─── Input records ───

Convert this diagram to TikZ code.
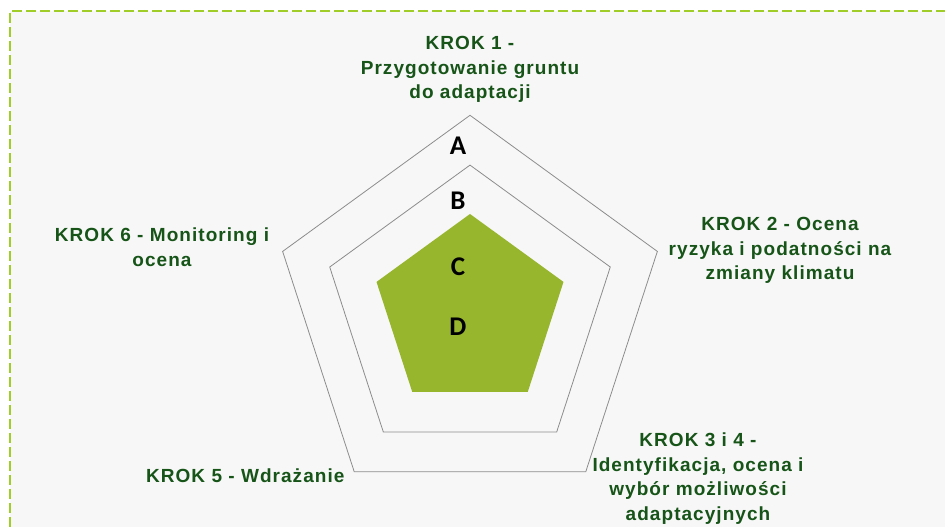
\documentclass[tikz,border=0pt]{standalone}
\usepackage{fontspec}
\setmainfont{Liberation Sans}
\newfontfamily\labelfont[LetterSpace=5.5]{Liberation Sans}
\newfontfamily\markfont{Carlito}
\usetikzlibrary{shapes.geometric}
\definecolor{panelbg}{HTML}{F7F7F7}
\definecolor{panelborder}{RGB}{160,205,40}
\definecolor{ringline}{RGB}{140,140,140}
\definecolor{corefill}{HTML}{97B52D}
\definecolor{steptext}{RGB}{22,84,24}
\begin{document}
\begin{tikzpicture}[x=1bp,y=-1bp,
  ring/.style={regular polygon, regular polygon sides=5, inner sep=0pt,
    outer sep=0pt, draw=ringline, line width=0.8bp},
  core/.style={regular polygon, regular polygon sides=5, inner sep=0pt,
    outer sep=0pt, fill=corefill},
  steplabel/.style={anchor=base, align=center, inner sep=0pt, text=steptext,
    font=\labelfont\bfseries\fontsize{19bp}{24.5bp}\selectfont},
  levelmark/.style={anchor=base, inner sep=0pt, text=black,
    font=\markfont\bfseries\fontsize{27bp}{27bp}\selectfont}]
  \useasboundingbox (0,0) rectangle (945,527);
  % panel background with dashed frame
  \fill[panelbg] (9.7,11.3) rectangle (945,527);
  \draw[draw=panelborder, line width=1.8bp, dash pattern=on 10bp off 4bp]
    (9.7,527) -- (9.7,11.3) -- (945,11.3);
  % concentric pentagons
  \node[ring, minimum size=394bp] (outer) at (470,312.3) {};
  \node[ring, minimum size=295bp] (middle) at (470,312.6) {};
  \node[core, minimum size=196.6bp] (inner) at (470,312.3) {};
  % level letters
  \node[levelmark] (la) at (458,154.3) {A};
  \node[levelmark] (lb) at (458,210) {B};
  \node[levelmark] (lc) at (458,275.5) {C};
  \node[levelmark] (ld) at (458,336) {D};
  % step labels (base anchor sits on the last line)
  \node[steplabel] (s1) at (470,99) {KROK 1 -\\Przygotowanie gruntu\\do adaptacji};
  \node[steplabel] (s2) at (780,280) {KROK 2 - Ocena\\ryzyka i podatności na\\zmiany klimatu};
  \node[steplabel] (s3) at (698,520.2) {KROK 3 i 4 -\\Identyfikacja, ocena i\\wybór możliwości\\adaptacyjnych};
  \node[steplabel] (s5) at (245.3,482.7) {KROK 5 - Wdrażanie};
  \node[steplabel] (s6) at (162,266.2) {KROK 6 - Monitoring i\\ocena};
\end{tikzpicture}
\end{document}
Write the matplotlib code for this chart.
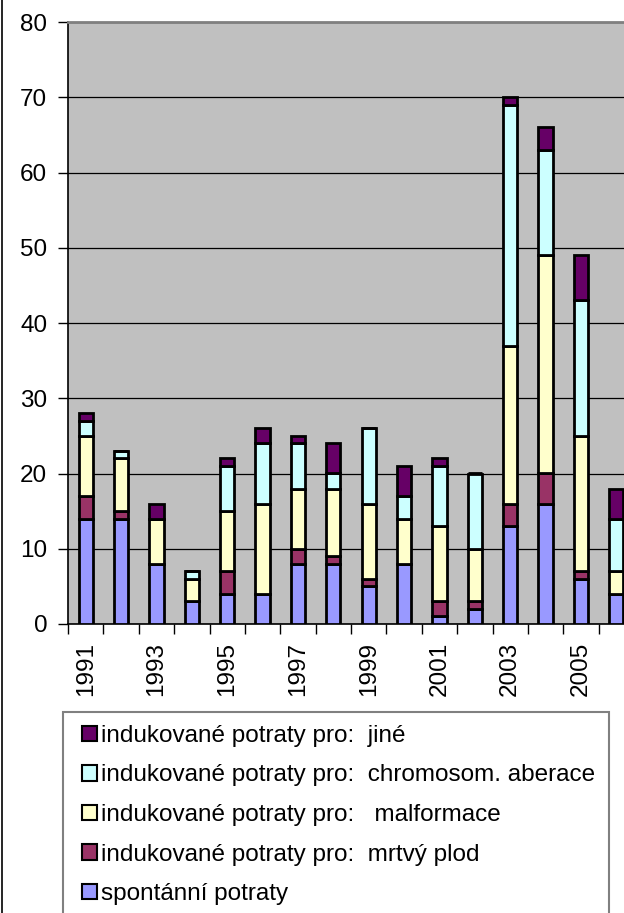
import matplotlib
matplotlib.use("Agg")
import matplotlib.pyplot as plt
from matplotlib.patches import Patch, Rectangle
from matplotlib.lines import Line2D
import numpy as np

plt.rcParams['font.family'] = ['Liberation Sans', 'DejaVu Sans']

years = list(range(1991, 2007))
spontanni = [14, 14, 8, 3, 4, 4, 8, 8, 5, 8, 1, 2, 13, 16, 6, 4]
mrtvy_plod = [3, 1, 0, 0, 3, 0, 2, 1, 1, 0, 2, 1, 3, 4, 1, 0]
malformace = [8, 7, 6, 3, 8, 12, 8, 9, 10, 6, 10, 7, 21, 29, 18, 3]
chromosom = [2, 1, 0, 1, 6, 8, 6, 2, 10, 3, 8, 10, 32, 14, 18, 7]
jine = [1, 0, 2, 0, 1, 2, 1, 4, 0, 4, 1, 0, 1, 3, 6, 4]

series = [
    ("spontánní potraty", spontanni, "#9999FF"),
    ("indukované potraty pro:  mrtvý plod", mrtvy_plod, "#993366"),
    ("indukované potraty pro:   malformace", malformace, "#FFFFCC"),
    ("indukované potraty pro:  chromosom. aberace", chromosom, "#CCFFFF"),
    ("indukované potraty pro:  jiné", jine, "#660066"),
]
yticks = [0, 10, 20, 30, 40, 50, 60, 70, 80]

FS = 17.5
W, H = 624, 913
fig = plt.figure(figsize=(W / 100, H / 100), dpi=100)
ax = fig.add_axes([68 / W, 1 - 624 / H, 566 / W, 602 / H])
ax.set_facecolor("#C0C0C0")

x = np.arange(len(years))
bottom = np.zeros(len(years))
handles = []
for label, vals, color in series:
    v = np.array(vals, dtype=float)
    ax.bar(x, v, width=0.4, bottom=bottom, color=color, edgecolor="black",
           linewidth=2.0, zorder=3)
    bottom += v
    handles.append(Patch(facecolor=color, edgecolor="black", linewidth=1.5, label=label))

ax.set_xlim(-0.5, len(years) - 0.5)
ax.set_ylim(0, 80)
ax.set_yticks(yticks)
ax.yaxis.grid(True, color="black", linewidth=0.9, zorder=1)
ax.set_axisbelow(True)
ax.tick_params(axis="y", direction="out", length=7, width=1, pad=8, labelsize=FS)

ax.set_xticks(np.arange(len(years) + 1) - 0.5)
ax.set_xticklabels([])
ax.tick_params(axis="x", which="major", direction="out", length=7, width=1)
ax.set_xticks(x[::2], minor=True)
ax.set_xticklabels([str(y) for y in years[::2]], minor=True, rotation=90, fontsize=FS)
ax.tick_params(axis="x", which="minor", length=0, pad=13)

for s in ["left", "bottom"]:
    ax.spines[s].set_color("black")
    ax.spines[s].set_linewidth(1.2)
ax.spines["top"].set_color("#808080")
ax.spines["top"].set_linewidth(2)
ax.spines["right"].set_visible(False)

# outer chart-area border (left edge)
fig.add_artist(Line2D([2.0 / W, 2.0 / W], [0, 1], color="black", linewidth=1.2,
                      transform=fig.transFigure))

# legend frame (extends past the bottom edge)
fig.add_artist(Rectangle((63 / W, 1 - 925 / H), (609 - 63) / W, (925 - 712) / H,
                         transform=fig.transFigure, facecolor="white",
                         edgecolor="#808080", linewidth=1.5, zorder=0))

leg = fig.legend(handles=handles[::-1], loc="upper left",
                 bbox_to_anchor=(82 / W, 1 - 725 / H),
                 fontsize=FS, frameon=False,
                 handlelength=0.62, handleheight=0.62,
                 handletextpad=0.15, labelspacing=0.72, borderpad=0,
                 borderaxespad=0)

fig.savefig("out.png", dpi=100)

───

• [Description of the task]: Each line above that holds the string "this" should be copied and shown.

• [Expected answer]:
Convert this diagram to TikZ code.
Write the matplotlib code for this chart.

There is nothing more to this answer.